Aquila and Great Plains said they had applied for regulators to approve the $2.6bn acquisition. The cash and stock deal would value Aquila at $4.54 per share. But Pirate Capital, which controls about 5 per cent of Aquila’s shares, has criticised the deal, saying it will shortchange shareholders and that it believes Aquila is worth up to $5.50 per share.
The Web site - http://www.badaquiladeal.com - lists it criticisms and, separately, maintains that the auction process the company used last year to find a buyer was flawed.
Pirate Capital advises to four event-driven funds, including the Jolly Roger Activist Fund. But it is not the first hedge fund to use the Web as an activist tool.

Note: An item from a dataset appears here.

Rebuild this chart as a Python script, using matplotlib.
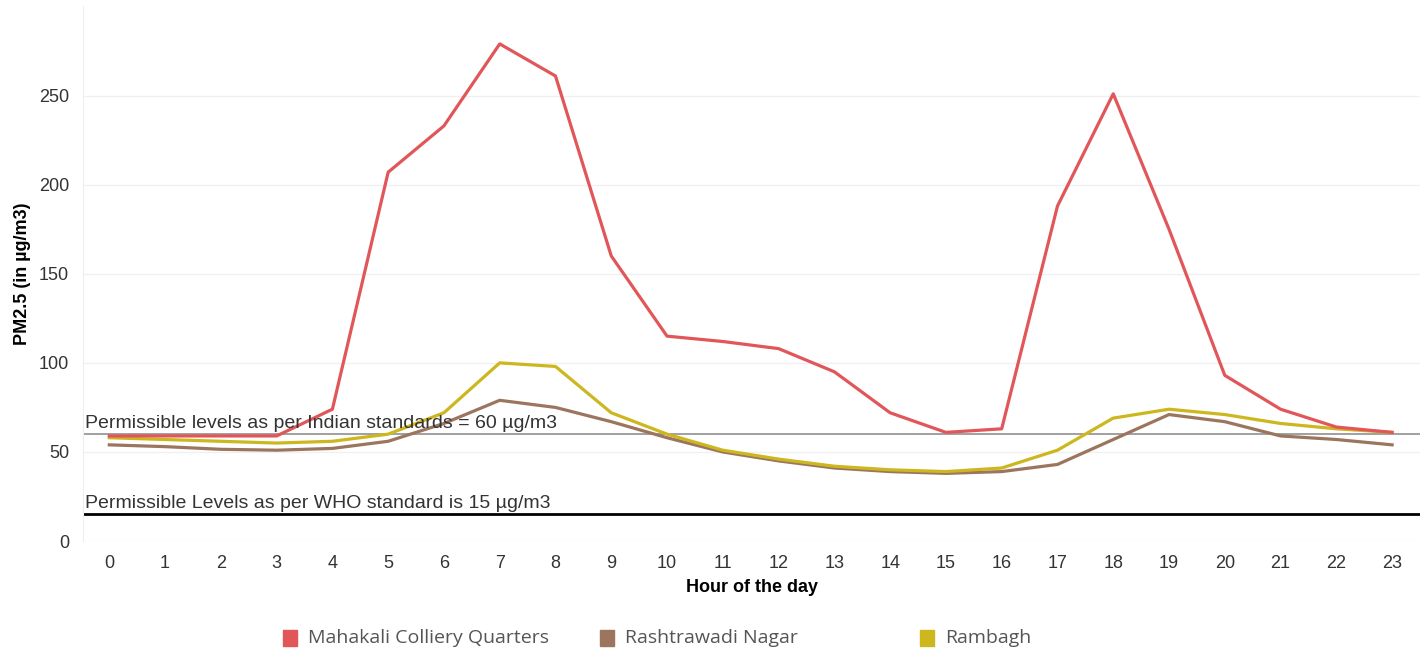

The Lion Fund, a San Antonio, Texas, hedge fund, set up EnhanceFriendly’s.com to try to “communicate [its] profound concerns about Friendly Ice Cream Corp.’s board of directors.” Having built a 15 per cent stake in what is reportedly an “overleveraged, moribund ice cream distributor”, The Lion Fund also launched a billboard advertising campaign to get their message across.
As yet, FT Alphaville has not detected any activist funds agitating on MySpace or Bebo.